Frédéric Oudéa : En 2016 à nouveau, nous confirmons à quel point le modèle s'est profondément transformé. En dépit des turbulences que vous citez, le BREXIT, l'élection américaine, les incertitudes politiques et réglementaires, le prix du pétrole, nous avons réussi à afficher une formidable résilience de nos revenus. Le modèle est équilibré, il est tourné vers les clients, vers des clients qui voient la valeur ajoutée et nous conquérons des parts de marché. Associé à une gestion des coûts très rigoureuse, une gestion des risques là aussi très disciplinée, ça nous permet de maintenir une belle rentabilité pour cette activité qui va continuer elle aussi à se développer. Nous voulons conquérir des parts de marché dans un monde où certains de nos concurrents sont encore en train de revoir leur stratégie. Nous considérons que nous avons encore mieux à faire en utilisant toute la palette d'expertises de très haut niveau, reconnues par des récompenses au niveau international, pour développer encore nos revenus, la confiance de nos clients et, bien sûr, derrière, la contribution de ce pôle à notre Groupe.
EBM : Et pour finir, comment est-ce que votre Groupe aborde 2017 et quelles sont vos perspectives à moyen terme ?
Frédéric Oudéa : Alors, d'abord sur le court terme, 2017, c'est une année qui, bien sûr, pourrait être marquée par de l'incertitude au niveau politique, que ce soit aux Etats-Unis ou en Europe. Mais l'économie sous-jacente n'est pas mauvaise en ce début d'année. Et nous avons plutôt confiance sur le fait que ces économies, que ce soit en pays développés ou en pays émergents, puissent continuer à croître.
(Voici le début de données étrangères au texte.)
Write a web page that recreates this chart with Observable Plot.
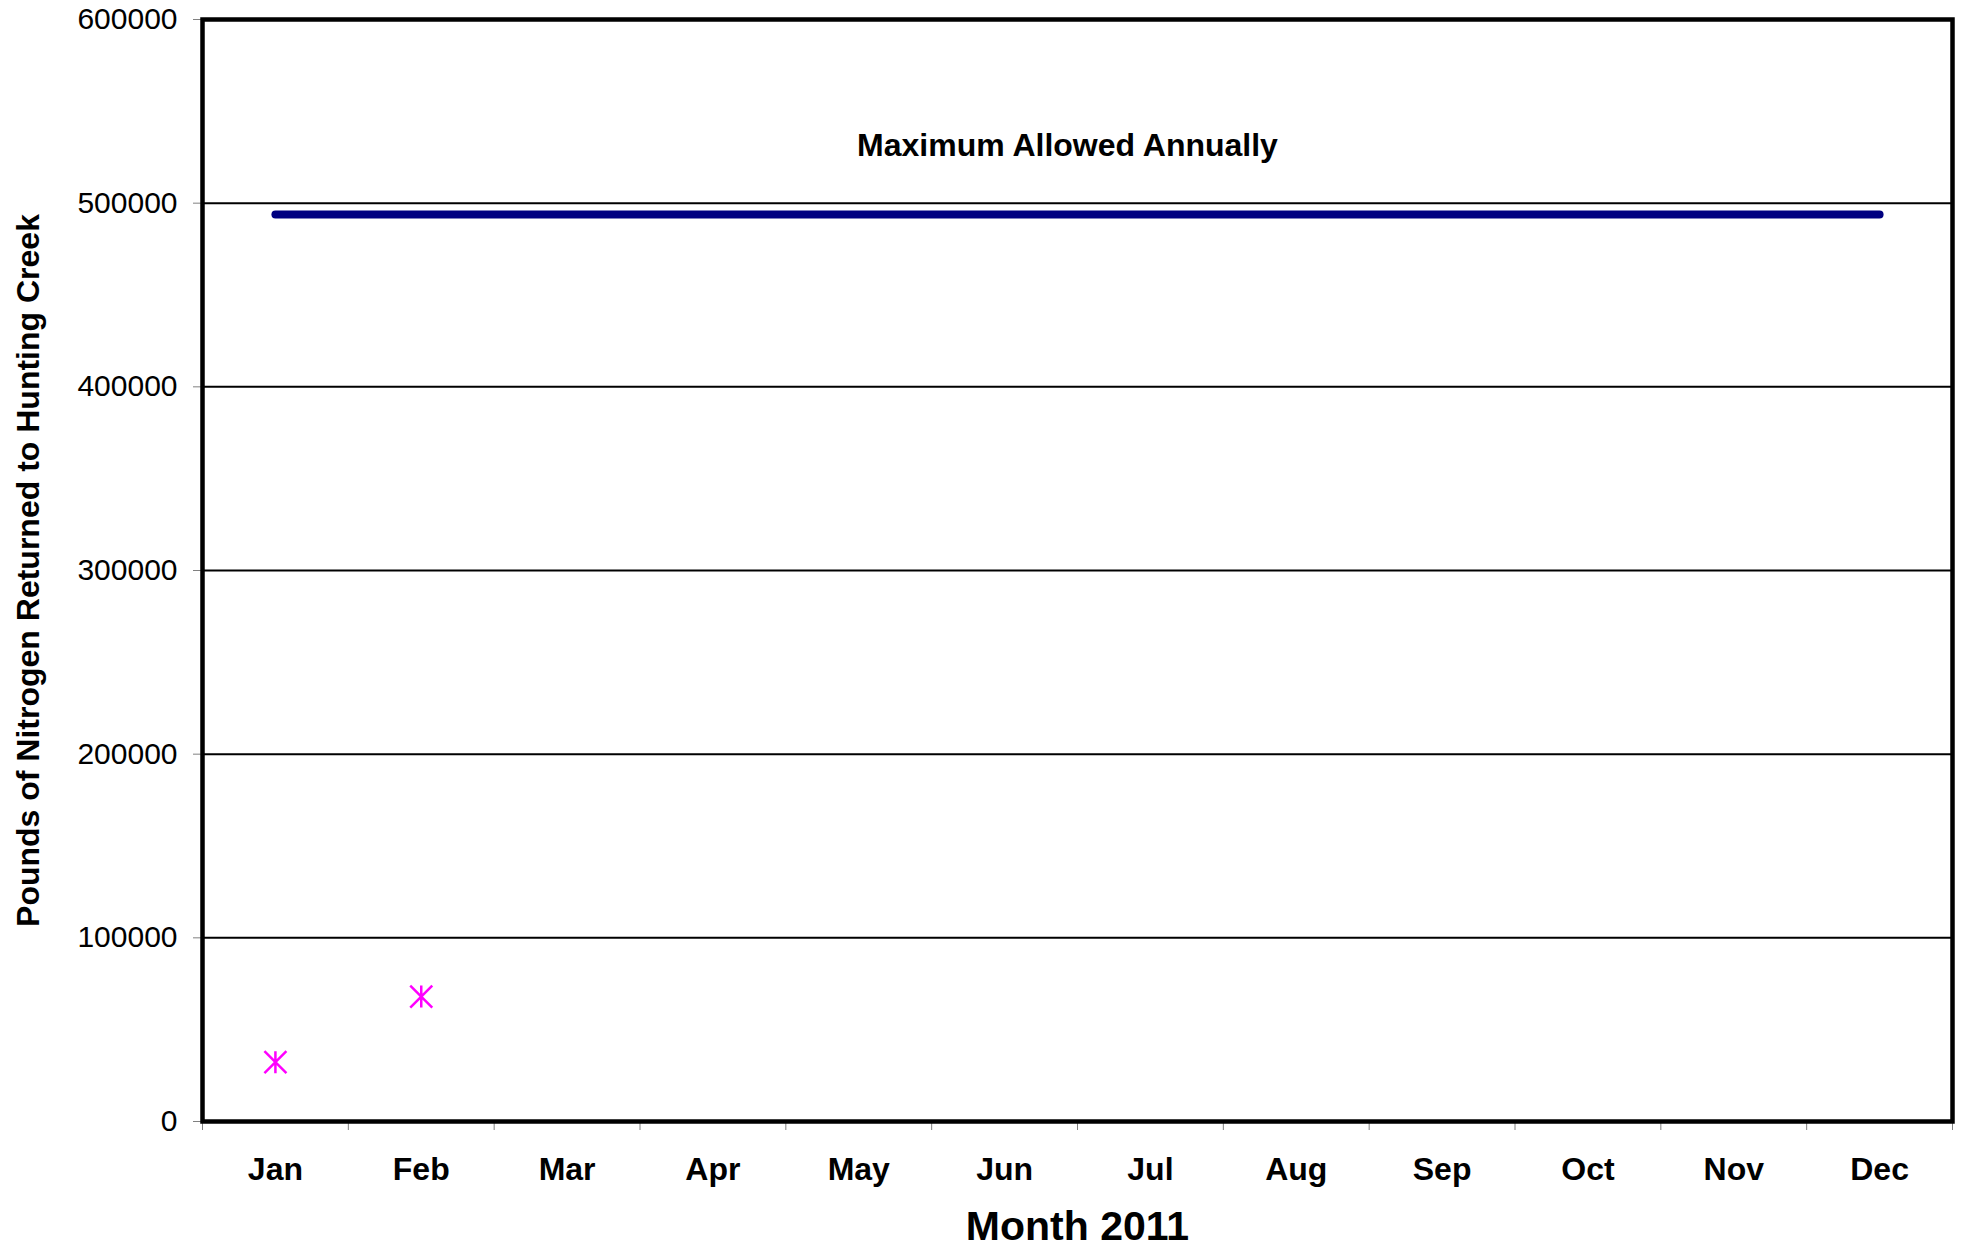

Dans un tel contexte, forts de ces très solides acquis sur tous nos métiers, nous entendons pleinement déployer notre potentiel de croissance, tirer profit de l'ensemble des initiatives destinées à nos clients qui à notre avis, vont avoir beaucoup d'impact.
Donc, au total, une année qui, avec une gestion des coûts et des risques qui va demeurer très rigoureuse, devrait être une nouvelle année de création de valeur pour nos actionnaires.
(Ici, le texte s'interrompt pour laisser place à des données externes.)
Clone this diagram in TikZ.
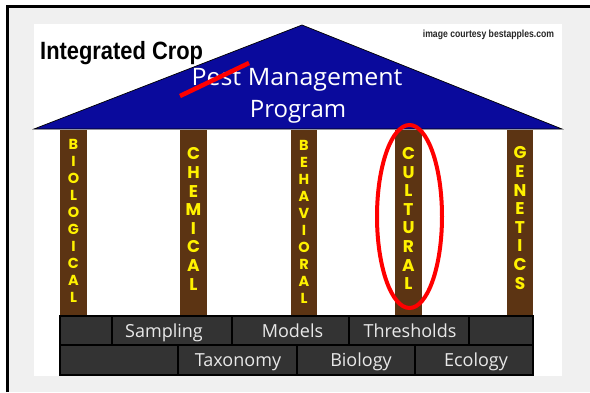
\documentclass[tikz,border=0pt]{standalone}
\usepackage{fontspec}
\setmainfont{Liberation Sans}
\newfontfamily\roundfont{Open Sans}
\newfontfamily\pillarface{Poppins}
\usepackage{tikz}
\definecolor{framegray}{HTML}{F0F0F0}
\definecolor{roofblue}{HTML}{0A0A9C}
\definecolor{woodbrown}{HTML}{5C3413}
\definecolor{brickgray}{HTML}{333333}
\definecolor{lettergold}{HTML}{FFF200}
\definecolor{chalk}{HTML}{E8E8E8}
\newcommand{\pillarsmall}{\pillarface\bfseries\fontsize{14.5}{17}\selectfont}
\newcommand{\pillarlarge}{\pillarface\bfseries\fontsize{17}{18.6}\selectfont}
\newcommand{\brickfont}{\roundfont\fontsize{18}{20}\selectfont}

\begin{document}
\begin{tikzpicture}[x=1pt,y=-1pt,line join=miter]
\useasboundingbox (0,0) rectangle (590,392);
% frame and white picture
\fill[white] (0,0) rectangle (590,392);
\fill[framegray] (7,6) rectangle (590,392);
\draw[line width=3pt] (7,392) -- (7,6) -- (590,6);
\fill[white] (34,24) rectangle (562,376);
% roof
\filldraw[fill=roofblue,draw=black,line width=0.7pt] (34,129) -- (302,25) -- (562,129) -- cycle;
% pillars
\foreach \x/\w in {60/27,180/27,291/26,395/27,507/26}
    \fill[woodbrown] (\x,130) rectangle ++(\w,186);
% bricks
\begin{scope}[every path/.style={fill=brickgray,draw=black,line width=1.2pt}]
\foreach \a/\b in {60/112,112/232,232/349,349/469,469/533}
    \path (\a,316) rectangle (\b,345);
\foreach \a/\b in {60/178,178/297,297/415,415/533}
    \path (\a,345) rectangle (\b,375);
\end{scope}
\begin{scope}[every node/.style={align=center,inner sep=0pt}]
    \node[anchor=base west,font=\bfseries\fontsize{25}{30}\selectfont] (title) at (40,59) {\scalebox{0.875}[1]{Integrated Crop}};
    \node[anchor=base,font=\bfseries\fontsize{10.3}{12}\selectfont,text=black!85] (credit) at (488.5,37.5) {\scalebox{0.84}[1]{image courtesy bestapples.com}};
    \node[anchor=base,font=\roundfont\fontsize{24}{28}\selectfont,text=white] (pest) at (297,85) {\scalebox{1.04}[1]{Pest Management}};
    \node[anchor=base,font=\roundfont\fontsize{24}{28}\selectfont,text=white] (program) at (298,117) {Program};
\end{scope}
% the crossed-out word
\draw[red,line width=4.5pt] (180,96) -- (249,63);
% pillar letters
\begin{scope}[every node/.style={align=center,inner sep=0pt,text=lettergold}]
    \node[font=\pillarsmall] (bio) at (73.5,220.5) {B\\I\\O\\L\\O\\G\\I\\C\\A\\L};
    \node[font=\pillarlarge] (chem) at (193.5,219) {C\\H\\E\\M\\I\\C\\A\\L};
    \node[font=\pillarsmall] (behav) at (304,222) {B\\E\\H\\A\\V\\I\\O\\R\\A\\L};
    \node[font=\pillarlarge] (cult) at (408.5,218.5) {C\\U\\L\\T\\U\\R\\A\\L};
    \node[font=\pillarlarge] (gen) at (520,218) {G\\E\\N\\E\\T\\I\\C\\S};
\end{scope}
% circled pillar
\draw[red,line width=4pt] (409.5,216.5) ellipse [x radius=32.5,y radius=91.5];
% brick labels
\begin{scope}[every node/.style={anchor=base,inner sep=0pt,font=\brickfont,text=chalk}]
    \node (sampling) at (164,337) {Sampling};
    \node (models) at (292.5,337) {Models};
    \node (thresholds) at (410,337) {Thresholds};
    \node (taxonomy) at (238,366) {Taxonomy};
    \node (biology) at (361,366) {Biology};
    \node (ecology) at (476,366) {Ecology};
\end{scope}
\end{tikzpicture}
\end{document}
A moyen terme, nous voulons capitaliser notamment sur trois dimensions et continuer à mettre l'accent sur trois dimensions.
D'abord, l'impact client : continuer à être toujours plus tournés vers nos clients pour toujours plus de valeur ajoutée vers nos clients. Et nous sommes très confiants au regard des progrès réalisés, des niveaux de satisfaction de notre clientèle.
L'innovation, et notamment les ruptures liées aux technologies numériques, c'est un deuxième pan qui doit irriguer tout le Groupe. Tous les métiers, pas seulement la banque de détail en France - qui est peut-être évidemment celui qui est le plus impacté par ces nouvelles technologies - mais aussi d'autres géographies. En Afrique, il y a énormément d'innovation dans un modèle différent que nous voulons saisir. C'est aussi le cas des métiers de grandes entreprises. Bref, que ce soit vis-à-vis de nos clients ou vis-à-vis de nos collaborateurs, continuer à faire des pas de géant en matière d'innovation. Et que ce soit une culture partagée.
Et puis justement, le troisième point, c'est la culture, le déploiement de notre programme Culture et conduite. Nous avons le socle là aussi, les valeurs, le leadership modèle, des instruments de gestion des ressources humaines totalement cohérents, des formations qui sont totalement cohérentes avec ces valeurs auxquelles on croit. Ce programme Culture et conduite, c'est une énergie qui est consacrée à s'assurer que, quelles que soient les géographies, quels que soient les métiers, quelles que soient les fonctions, ces outils, ces instruments sont déployés d'une manière cohérente, et que quelque part, la marque de fabrique Société Générale est totalement apparente pour les clients et, bien sûr, pour les collaborateurs du Groupe.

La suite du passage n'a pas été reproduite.